*What you need to do*. List each line of the data that holds the string "this".

Items listed in a dataset:
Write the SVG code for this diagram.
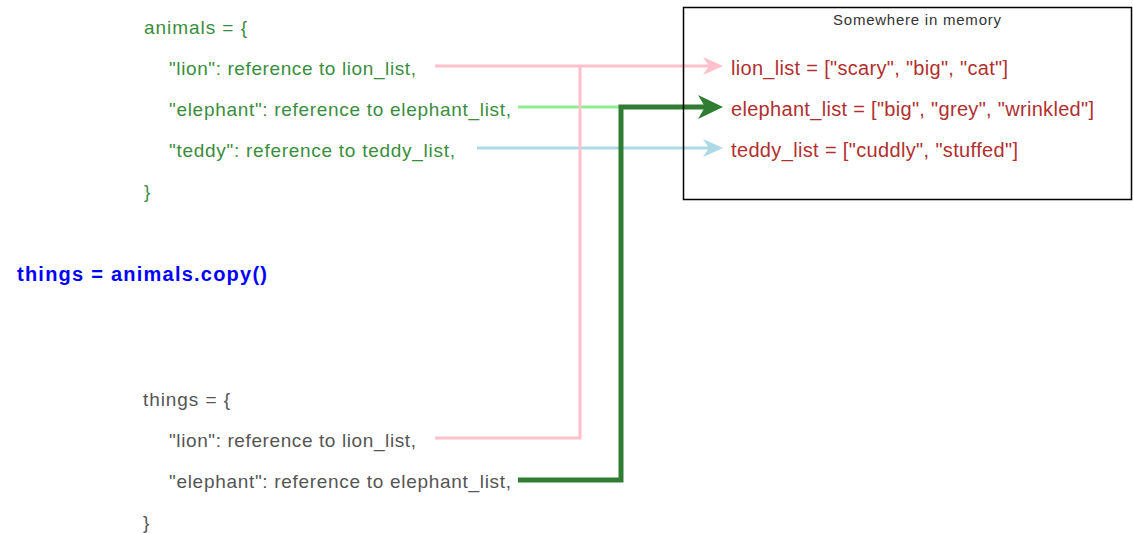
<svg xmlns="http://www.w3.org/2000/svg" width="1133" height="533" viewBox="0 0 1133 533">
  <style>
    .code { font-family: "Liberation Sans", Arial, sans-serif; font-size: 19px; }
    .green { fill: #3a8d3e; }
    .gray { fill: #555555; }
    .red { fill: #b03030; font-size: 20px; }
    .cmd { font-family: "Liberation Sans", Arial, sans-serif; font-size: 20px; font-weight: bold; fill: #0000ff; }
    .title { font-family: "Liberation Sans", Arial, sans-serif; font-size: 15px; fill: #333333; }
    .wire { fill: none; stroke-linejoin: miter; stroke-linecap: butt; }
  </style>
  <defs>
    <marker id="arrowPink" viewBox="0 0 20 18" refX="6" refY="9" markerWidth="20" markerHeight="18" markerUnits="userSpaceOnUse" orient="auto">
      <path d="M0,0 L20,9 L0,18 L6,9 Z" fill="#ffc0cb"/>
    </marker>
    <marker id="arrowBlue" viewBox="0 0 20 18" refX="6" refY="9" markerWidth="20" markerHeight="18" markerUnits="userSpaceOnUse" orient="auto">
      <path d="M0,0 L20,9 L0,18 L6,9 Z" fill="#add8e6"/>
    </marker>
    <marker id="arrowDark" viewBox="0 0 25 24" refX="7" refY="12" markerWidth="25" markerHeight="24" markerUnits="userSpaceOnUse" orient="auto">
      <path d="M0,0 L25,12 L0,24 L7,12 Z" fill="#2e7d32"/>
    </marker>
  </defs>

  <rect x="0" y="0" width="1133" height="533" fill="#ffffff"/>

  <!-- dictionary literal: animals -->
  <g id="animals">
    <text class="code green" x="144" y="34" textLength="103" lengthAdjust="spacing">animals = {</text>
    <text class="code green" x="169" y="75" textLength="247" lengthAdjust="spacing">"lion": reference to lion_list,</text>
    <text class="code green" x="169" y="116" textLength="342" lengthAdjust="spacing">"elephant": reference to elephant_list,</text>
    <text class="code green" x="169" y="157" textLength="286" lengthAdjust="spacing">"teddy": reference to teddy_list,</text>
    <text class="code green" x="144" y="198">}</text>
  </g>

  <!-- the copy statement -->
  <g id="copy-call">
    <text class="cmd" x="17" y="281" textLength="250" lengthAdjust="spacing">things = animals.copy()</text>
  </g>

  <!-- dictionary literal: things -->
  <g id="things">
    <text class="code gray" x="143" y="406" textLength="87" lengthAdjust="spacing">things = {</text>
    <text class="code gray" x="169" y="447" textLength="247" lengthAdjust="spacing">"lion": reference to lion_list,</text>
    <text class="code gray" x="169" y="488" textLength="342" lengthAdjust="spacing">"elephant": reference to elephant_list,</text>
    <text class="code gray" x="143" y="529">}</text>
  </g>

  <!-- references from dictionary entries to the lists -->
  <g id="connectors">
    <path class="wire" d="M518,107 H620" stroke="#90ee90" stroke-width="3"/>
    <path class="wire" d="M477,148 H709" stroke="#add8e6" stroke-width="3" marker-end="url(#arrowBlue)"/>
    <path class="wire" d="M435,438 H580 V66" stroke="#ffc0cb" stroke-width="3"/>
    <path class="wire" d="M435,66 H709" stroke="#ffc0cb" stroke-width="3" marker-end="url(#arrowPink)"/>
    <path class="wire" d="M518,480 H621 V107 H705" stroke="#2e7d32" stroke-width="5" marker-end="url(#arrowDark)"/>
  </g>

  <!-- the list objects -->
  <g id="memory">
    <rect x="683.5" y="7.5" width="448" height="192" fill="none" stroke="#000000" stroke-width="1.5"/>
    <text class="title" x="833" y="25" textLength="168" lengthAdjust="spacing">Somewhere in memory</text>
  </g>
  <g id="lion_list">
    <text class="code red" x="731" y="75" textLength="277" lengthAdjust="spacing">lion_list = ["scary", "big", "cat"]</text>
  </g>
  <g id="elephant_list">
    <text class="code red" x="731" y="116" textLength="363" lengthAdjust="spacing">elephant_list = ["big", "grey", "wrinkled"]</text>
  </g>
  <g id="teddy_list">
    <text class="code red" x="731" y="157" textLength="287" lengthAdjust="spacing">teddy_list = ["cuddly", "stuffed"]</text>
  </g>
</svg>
...
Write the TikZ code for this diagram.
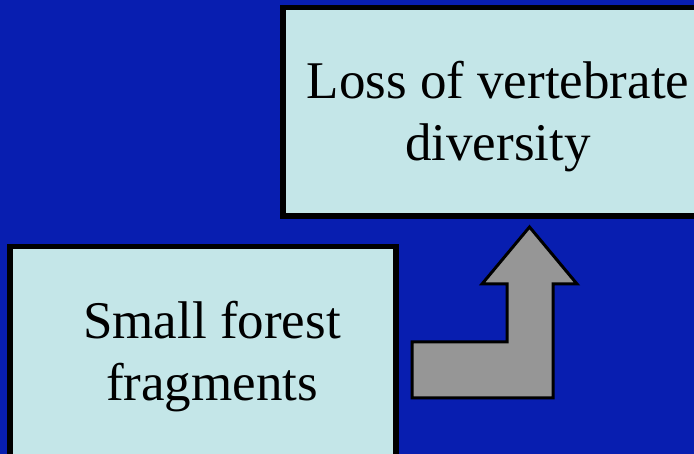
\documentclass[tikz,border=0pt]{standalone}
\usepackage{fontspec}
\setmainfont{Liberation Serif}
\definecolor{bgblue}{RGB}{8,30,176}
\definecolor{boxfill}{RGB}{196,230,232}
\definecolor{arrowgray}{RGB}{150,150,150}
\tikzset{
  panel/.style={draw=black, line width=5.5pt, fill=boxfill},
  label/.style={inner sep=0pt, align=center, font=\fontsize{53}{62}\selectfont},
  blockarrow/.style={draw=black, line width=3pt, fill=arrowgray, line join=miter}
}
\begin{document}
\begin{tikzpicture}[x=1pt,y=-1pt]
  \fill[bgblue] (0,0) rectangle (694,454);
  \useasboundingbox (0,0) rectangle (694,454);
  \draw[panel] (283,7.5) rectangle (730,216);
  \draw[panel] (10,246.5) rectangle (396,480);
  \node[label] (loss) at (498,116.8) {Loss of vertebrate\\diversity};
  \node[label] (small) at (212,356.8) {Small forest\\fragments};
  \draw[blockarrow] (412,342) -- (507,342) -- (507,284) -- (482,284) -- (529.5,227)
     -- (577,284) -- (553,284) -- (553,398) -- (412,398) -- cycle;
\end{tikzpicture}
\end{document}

*Solution below*.
Write the SVG code for this diagram.
Write the TikZ code for this diagram.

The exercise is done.